So long as the miracle was defined and dismissed as a...

The Christian Science Monitor

So long as the miracle was defined and dismissed as a supernatural occurrence, it made practically very little difference to religion. Orthodoxy accepted it as an act of faith, and explained, through the mouth of a famous pope, that only the acceptance of the supernatural constituted faith. Skepticism, if bitter, dismissed it with ridicule; if kindly, sought to explain it away, and so redeem the sanity and veracity of the gospel historians. Then came natural science, holding the scales level between orthodoxy and skepticism; pointing out to both that the impossible never happens; and adding, for the benefit of the latter, that the defense of the good faith of the evangelists must be based on something stronger than editorial glosses. So matters stood when Mrs. Eddy discovered Christian Science, and, in a moment, the miracle was rescued from the realm of speculation and ecclesiastical dogmatism, and given back to the divine Science of the gospel historians.

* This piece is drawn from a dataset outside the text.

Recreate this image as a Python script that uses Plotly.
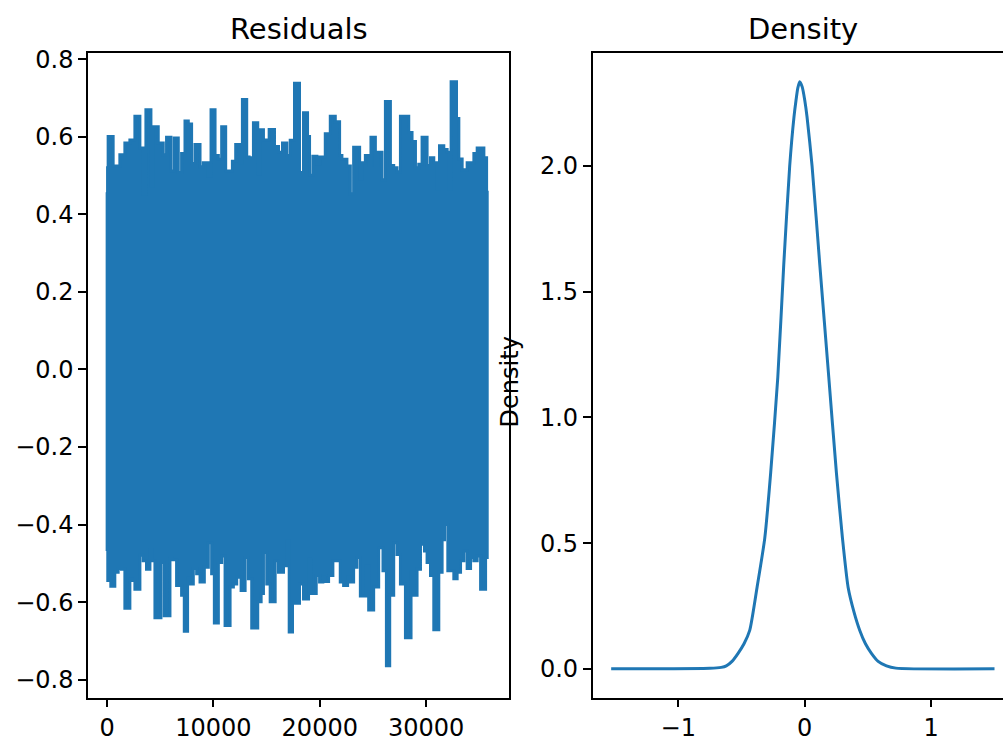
import plotly.graph_objects as go

# ---- Residuals panel: envelope (sample index, residual) ----
upper_idx = [0, 40, 94, 566, 1197, 1668, 2139, 2611, 3082, 3393, 3647, 4119, 4336, 4807, 5278,
             5589, 6004, 6315, 6692, 7003, 7323, 7634, 7945, 8266, 8737, 9048, 9519, 9773, 10151,
             10462, 10773, 11150, 11404, 11781, 12093, 12469, 12724, 13129, 13355, 13761, 14166,
             14392, 14703, 15240, 15740, 16117, 16494, 16899, 17220, 17625,
             18096, 18473, 18850, 19039, 19353, 19730, 19981, 20518, 20989, 21461, 21866, 22083,
             22554, 22875, 23186, 23751, 23968, 24289, 24600, 24816, 25231, 25448, 25853, 26174,
             26645, 26956, 27267, 27588, 28369, 28680, 29001, 29312, 29623, 30094, 30415, 30726,
             31037, 31263, 31668, 31979, 32139, 32356, 32865, 33082, 33393, 33864, 34185, 34496,
             34807, 35438, 35693]
upper_val = [0.457, 0.520, 0.601, 0.525, 0.554, 0.584, 0.592, 0.653, 0.571, 0.453, 0.670, 0.474,
             0.626, 0.584, 0.554, 0.599, 0.512, 0.597, 0.508, 0.557, 0.641, 0.633, 0.531, 0.580,
             0.523, 0.533, 0.499, 0.670, 0.552, 0.542, 0.626, 0.512, 0.512, 0.537, 0.580, 0.533,
             0.696, 0.548, 0.546, 0.636, 0.504, 0.618, 0.592, 0.619, 0.575, 0.560, 0.584, 0.552,
             0.591, 0.738,
             0.508, 0.662, 0.601, 0.501, 0.550, 0.529, 0.548, 0.608, 0.653, 0.639, 0.552, 0.542,
             0.525, 0.453, 0.573, 0.491, 0.533, 0.552, 0.526, 0.599, 0.526, 0.560, 0.489, 0.691,
             0.526, 0.520, 0.510, 0.653, 0.611, 0.588, 0.520, 0.529, 0.599, 0.526, 0.546, 0.533,
             0.466, 0.577, 0.567, 0.560, 0.466, 0.742, 0.647, 0.543, 0.515, 0.533, 0.533, 0.557,
             0.571, 0.546, 0.457]

lower_idx = [0, 60, 346, 723, 1037, 1348, 1668, 2139, 2356, 2611, 3082, 3393, 3704, 4025, 4241,
             4496, 5061, 5372, 5909, 6126, 6532, 7003, 7257, 7568, 7794, 8106, 8417, 8737, 9142,
             9519, 9830, 10085, 10462, 10773, 11093, 11564, 11876, 12187, 12601, 12978, 13289,
             13600, 14166, 14486, 14703, 15014, 15335, 15806, 16117, 16588, 16899, 17125, 17436,
             18096, 18473, 18944, 19165, 19667, 19981, 20292, 20518, 20829, 21235, 21928, 22243,
             22620, 22875, 23186, 23497, 23818, 24383, 24600, 25071, 25542, 25947, 26268, 26579,
             26956, 27267, 27588, 28059, 28586, 28841, 29152, 29473, 29849, 30094, 30415, 30726,
             31197, 31508, 31734, 32045, 32611, 32922, 33243, 33554, 33864, 34185, 34496, 34807,
             35128, 35598]
lower_val = [-0.464, -0.544, -0.559, -0.523, -0.513, -0.515, -0.616, -0.540, -0.544, -0.567,
             -0.479, -0.493, -0.515, -0.464, -0.493, -0.640, -0.498, -0.635, -0.485, -0.491,
             -0.557, -0.582, -0.675, -0.538, -0.553, -0.513, -0.527, -0.548, -0.510, -0.447,
             -0.527, -0.654, -0.498, -0.481, -0.660, -0.561, -0.553, -0.536, -0.570, -0.485,
             -0.540, -0.667, -0.599, -0.578, -0.472, -0.553, -0.599, -0.493, -0.523, -0.506,
             -0.443, -0.677, -0.603,
             -0.553, -0.592, -0.489, -0.578, -0.531, -0.548, -0.536, -0.547, -0.531, -0.493,
             -0.548, -0.557, -0.536, -0.548, -0.510, -0.485, -0.584, -0.506, -0.620, -0.561,
             -0.460, -0.519, -0.764, -0.582, -0.447, -0.477, -0.553, -0.692, -0.523, -0.582,
             -0.515, -0.451, -0.468, -0.498, -0.531, -0.671, -0.523, -0.439, -0.400, -0.519,
             -0.540, -0.523, -0.493, -0.468, -0.513, -0.485, -0.493, -0.481, -0.567, -0.485]
last_index = 35750

# ---- Density panel: KDE curve ----
density_x = [-1.53, -0.75, -0.66, -0.62, -0.575, -0.527, -0.48, -0.435, -0.377,
             -0.316, -0.269, -0.213, -0.166, -0.119, -0.085, -0.069, -0.055, -0.040, -0.02, 0.0,
             0.018, 0.058, 0.119, 0.19, 0.25, 0.298, 0.343, 0.39, 0.435, 0.48, 0.527, 0.58,
             0.646, 0.72, 1.50]
density_y = [0.0, 0.002, 0.006, 0.012, 0.030, 0.062, 0.100, 0.153, 0.324, 0.520,
             0.782, 1.160, 1.607, 2.000, 2.196, 2.262, 2.310, 2.335, 2.315, 2.262, 2.196, 2.000,
             1.607, 1.160, 0.782, 0.520, 0.324, 0.225, 0.153, 0.100, 0.062, 0.030, 0.012, 0.003,
             0.0]

res_xticks = [0, 10000, 20000, 30000]
res_yticks = [-0.8, -0.6, -0.4, -0.2, 0.0, 0.2, 0.4, 0.6, 0.8]
den_xticks = [-1, 0, 1]
den_yticks = [0.0, 0.5, 1.0, 1.5, 2.0]

BLUE = "#1f77b4"
FONT = "DejaVu Sans"
W, H = 1003, 742
TICK_SIZE = 24
TITLE_SIZE = 29


def step_points(idx, val, end):
    xs, ys = [], []
    for i, v in enumerate(val):
        x0 = idx[i]
        x1 = idx[i + 1] if i + 1 < len(idx) else end
        xs += [x0, x1]
        ys += [v, v]
    return xs, ys


ux, uy = step_points(upper_idx, upper_val, last_index)
lx, ly = step_points(lower_idx, lower_val, last_index)
poly_x = ux + lx[::-1] + [ux[0]]
poly_y = uy + ly[::-1] + [uy[0]]

fig = go.Figure()
fig.add_trace(go.Scatter(x=poly_x, y=poly_y, mode="lines", fill="toself", fillcolor=BLUE,
                         line=dict(color=BLUE, width=3), xaxis="x", yaxis="y",
                         hoverinfo="skip", showlegend=False))
fig.add_trace(go.Scatter(x=density_x, y=density_y, mode="lines",
                         line=dict(color=BLUE, width=3, shape="spline", smoothing=0.6),
                         xaxis="x2", yaxis="y2", showlegend=False))

ydom = [1 - 698 / H, 1 - 46 / H]
axis_common = dict(showgrid=False, zeroline=False, showline=True, linecolor="black",
                   linewidth=1.5, ticks="outside", ticklen=8, tickwidth=1.5,
                   tickcolor="black", tickfont=dict(family=FONT, size=TICK_SIZE, color="black"))

fig.update_layout(
    width=W, height=H,
    margin=dict(l=0, r=0, t=0, b=0),
    paper_bgcolor="white", plot_bgcolor="white",
    showlegend=False,
    xaxis=dict(domain=[88 / W, 509 / W], range=[-1800, 37800], anchor="y", mirror=True,
               tickvals=res_xticks, ticktext=[str(v) for v in res_xticks], **axis_common),
    yaxis=dict(domain=ydom, range=[-0.846, 0.815], anchor="x", mirror=True,
               tickvals=res_yticks, tickformat=".1f", **axis_common),
    xaxis2=dict(domain=[592.7 / W, 1.0], range=[-1.676, 1.567], anchor="y2", mirror=True,
                tickvals=den_xticks, ticktext=["\u22121", "0", "1"], **axis_common),
    yaxis2=dict(domain=ydom, range=[-0.114, 2.448], anchor="x2", mirror=False,
                tickvals=den_yticks, tickformat=".1f", **axis_common),
    annotations=[
        dict(text="Residuals", x=298.5 / W, y=1 - 21 / H, xref="paper", yref="paper",
             xanchor="center", yanchor="middle", showarrow=False,
             font=dict(family=FONT, size=TITLE_SIZE, color="black")),
        dict(text="Density", x=803 / W, y=1 - 21 / H, xref="paper", yref="paper",
             xanchor="center", yanchor="middle", showarrow=False,
             font=dict(family=FONT, size=TITLE_SIZE, color="black")),
        dict(text="Density", x=510 / W, y=1 - 379 / H, xref="paper", yref="paper",
             xanchor="center", yanchor="middle", showarrow=False, textangle=-90,
             font=dict(family=FONT, size=TICK_SIZE, color="black")),
    ],
)

fig.write_html("out.html")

Now the word miracle never had any supernatural significance until such was forced upon it by dogmatic Christianity. It meant, in its original Latin form, simply something strange, and was the word used by the philosophers of pagan Rome to describe their experiments and demonstrations. The man who first borrowed it from pagan philosophy and applied it to the works of Christ Jesus was Jerome; but there is not only nothing to show that Jerome desired to distort the meaning of the word, there is everything to show that he did not. The evidence of this lies in the Vulgate, in which in translating from the original Greek words of the gospel, suvamis and onmeiov, he used their exact Latin equivalents, virtus meaning virtue in the sense of power, and signum meaning a sign. It is obvious, therefore, that the student of Christian exegetics will have to find his definition of a miracle as something supernatural, later than the fourth century.